In JSF 1.2 app, when users copy/paste something from a Word doc (Windows-1252 encoded), into an input area in our JSF app (UTF-8 encoded by default) while browser encoding is whatever encoding the end-user is using (defaults to what OS they are using(often windows-1252 or ISO), all of the single and double quote characters are stripped from the value stored in the backing bean immediately.
What I have tried to combat this effect:
In the server.xml, in the <connector>
tag I placed URIEncoding="UTF-8"
.
In the <meta>
tag I state charset="UTF-8"
.
In the setter for the backing bean I write convert the string to UTF-8 encoded byte[]
, then convert back to String
. The StringEscapeUtils.unescapeHtml
is supposed to take care of converting HTML entity numbers into proper format, and the replaces handle other representations of ISO and UTF encoding.
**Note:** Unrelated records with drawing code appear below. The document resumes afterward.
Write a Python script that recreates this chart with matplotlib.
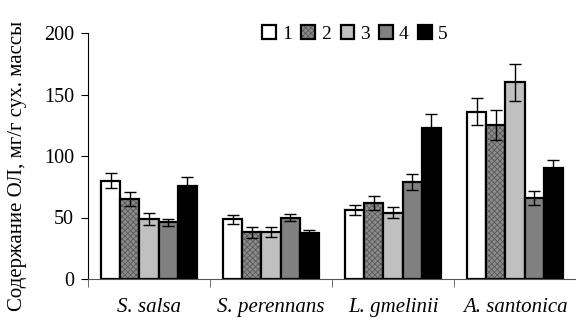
import matplotlib
matplotlib.use("Agg")
import matplotlib.pyplot as plt
import numpy as np

plt.rcParams['font.family'] = ['Liberation Serif', 'DejaVu Serif']
plt.rcParams['hatch.linewidth'] = 0.6

categories = ["S. salsa", "S. perennans", "L. gmelinii", "A. santonica"]
series_names = ["1", "2", "3", "4", "5"]
values = [
    [80, 48.5, 56, 136],
    [65, 38, 62, 125],
    [49, 38, 54, 160],
    [46, 50, 79, 66],
    [76, 37, 123, 90],
]
errors = [
    [6, 3.5, 4, 11],
    [6, 4.5, 5.5, 12],
    [5, 4, 4.5, 15],
    [3, 3, 6.5, 5.5],
    [7, 2.5, 11, 7],
]
colors = ["white", "#8c8c8c", "#c0c0c0", "#808080", "black"]
hatches = [None, "xxxxxx", None, None, None]

fig = plt.figure(figsize=(5.76, 3.23), dpi=100)
ax = fig.add_axes([88/576, 1-279/323, 1-88/576, (279-33)/323])

x = np.arange(len(categories))
w = 0.156
for i in range(5):
    pos = x + (i - 2) * w
    bars = ax.bar(pos, values[i], w, color=colors[i], edgecolor="black",
                  linewidth=1.6, hatch=hatches[i], label=series_names[i], zorder=2)
    if hatches[i]:
        for b in bars:
            b._hatch_color = (0.35, 0.35, 0.35, 1.0)
    ax.errorbar(pos, values[i], yerr=errors[i], fmt="none", ecolor="black",
                elinewidth=1.0, capsize=4, capthick=1.0, zorder=3)

ax.set_xlim(-0.5, 3.5)
ax.set_ylim(0, 200)
ax.set_yticks([0, 50, 100, 150, 200])
ax.set_xticks(x)
ax.set_xticklabels(categories, fontstyle="italic", fontsize=15)
ax.set_xticks([-0.5, 0.5, 1.5, 2.5], minor=True)
ax.tick_params(axis="x", which="major", length=0, pad=14)
ax.tick_params(axis="x", which="minor", length=6, direction="out", color="#555555")
ax.tick_params(axis="y", labelsize=14.5, length=5, direction="out", pad=5)
for s in ["top", "right"]:
    ax.spines[s].set_visible(False)
ax.spines["left"].set_linewidth(0.8)
ax.spines["bottom"].set_linewidth(0.8)
ax.spines["bottom"].set_color("#555555")

ax.set_ylabel("Содержание ОЛ, мг/г сух. массы", fontsize=15)
ax.yaxis.set_label_coords(-0.125, 0.46)

leg = ax.legend(loc="center", bbox_to_anchor=(0.547, 0.996), ncol=5, frameon=False,
                fontsize=14, handlelength=0.7, handleheight=0.7,
                handletextpad=0.3, columnspacing=0.5, borderaxespad=0)

fig.savefig("out.png", dpi=100)
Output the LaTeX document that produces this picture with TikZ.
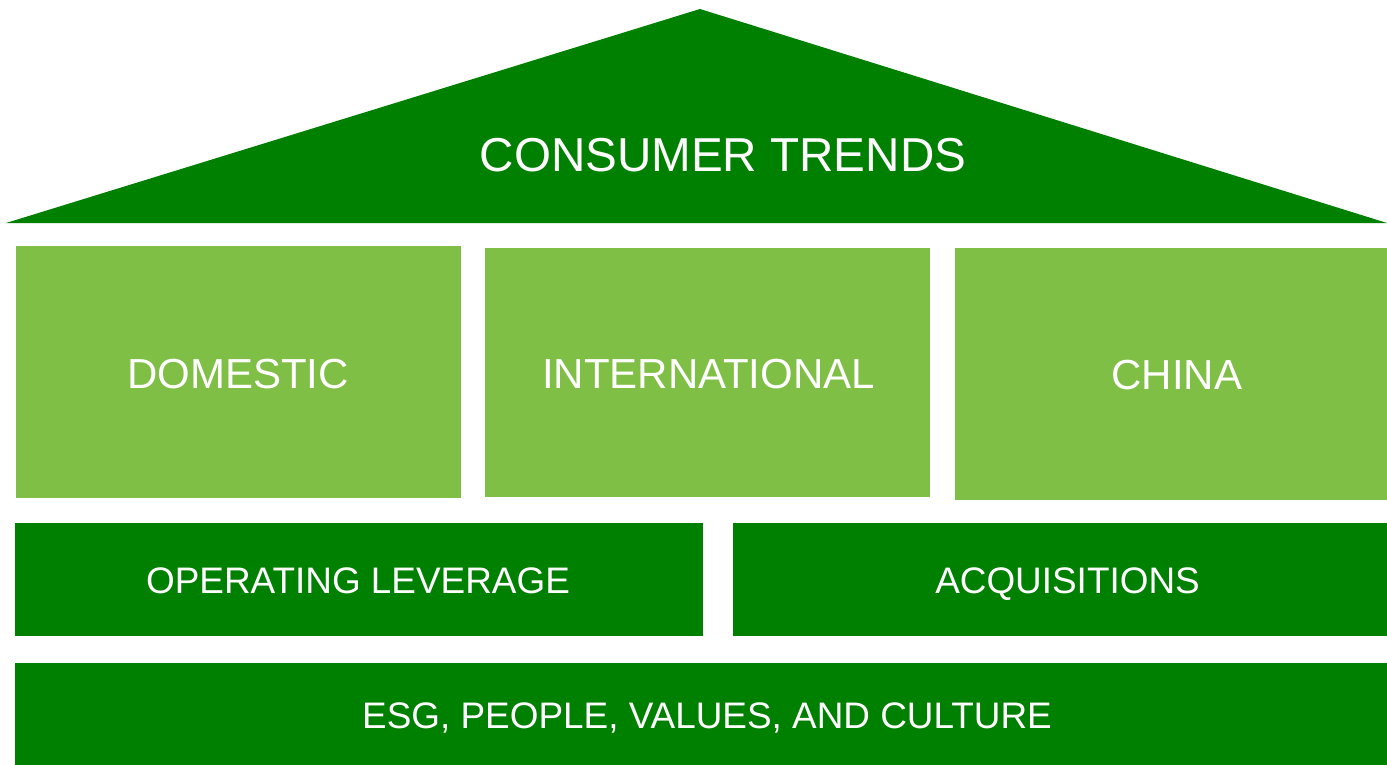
\documentclass[tikz,border=0pt]{standalone}
\usepackage{fontspec}
\setmainfont{Liberation Sans}
\definecolor{darkg}{HTML}{008000}
\definecolor{lightg}{HTML}{7FBF45}
\begin{document}
\begin{tikzpicture}[x=1pt,y=-1pt,
  lbl/.style={text=white, inner sep=0pt, anchor=base}]
\useasboundingbox (0,0) rectangle (1387,765);
% roof
\coordinate (rl) at (6,223);
\coordinate (rt) at (700,9);
\coordinate (rr) at (1387,223);
\fill[darkg] (rl) -- (rt) -- (rr) -- cycle;
\node[lbl, font=\fontsize{47.6}{50}\selectfont] (roof) at (723,171.7) {CONSUMER TRENDS};
% pillars
\fill[lightg] (16,246) rectangle (461,497.5);
\fill[lightg] (485,248) rectangle (930,496.5);
\fill[lightg] (955,248) rectangle (1387,499.5);
\node[lbl, font=\fontsize{42}{46}\selectfont] (dom) at (238,388.5) {DOMESTIC};
\node[lbl, font=\fontsize{42}{46}\selectfont] (intl) at (708.5,388.5) {INTERNATIONAL};
\node[lbl, font=\fontsize{42}{46}\selectfont] (china) at (1177,389) {CHINA};
% beams
\fill[darkg] (15,522.7) rectangle (703,636);
\fill[darkg] (733,522.7) rectangle (1387,636);
\node[lbl, font=\fontsize{36.9}{40}\selectfont] (oper) at (358,593.5) {OPERATING LEVERAGE};
\node[lbl, font=\fontsize{36.9}{40}\selectfont] (acq) at (1067.5,593.5) {ACQUISITIONS};
% foundation
\fill[darkg] (15,662.7) rectangle (1387,765);
\node[lbl, font=\fontsize{36.9}{40}\selectfont] (esg) at (707,728.5) {ESG, PEOPLE, VALUES, AND CULTURE};
\end{tikzpicture}
\end{document}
public void setInputNoteText(String inputNoteText) throws UnsupportedEncodingException {
byte[] utf8Bytes = inputNoteText.getBytes("UTF8");
String backToStr = new String(utf8Bytes, "UTF8");
String inputNoteUtf8 = backToStr.replace("?" , "•").replace("ï§", "•").replace("ï§" , "•").replace("ÂX" , "•").replace("" , "•").replace("âÂÂ" , "\'").replace("¡¥" , "\'").replace("¡¦" , "\'").replace("¡§" , "\"").replace("¡¨" , "\"").replace("Â", "\'").replace("â" , "\'");
inputNoteUtf8 = StringEscapeUtils.unescapeHtml(backToStr);
this.inputNoteText = inputNoteUtf8;
}
Can I force the user's browser into UTF-8 some way other than what I've tried so far? Or can anyone spot what I need to adjust? I'm running out of ideas.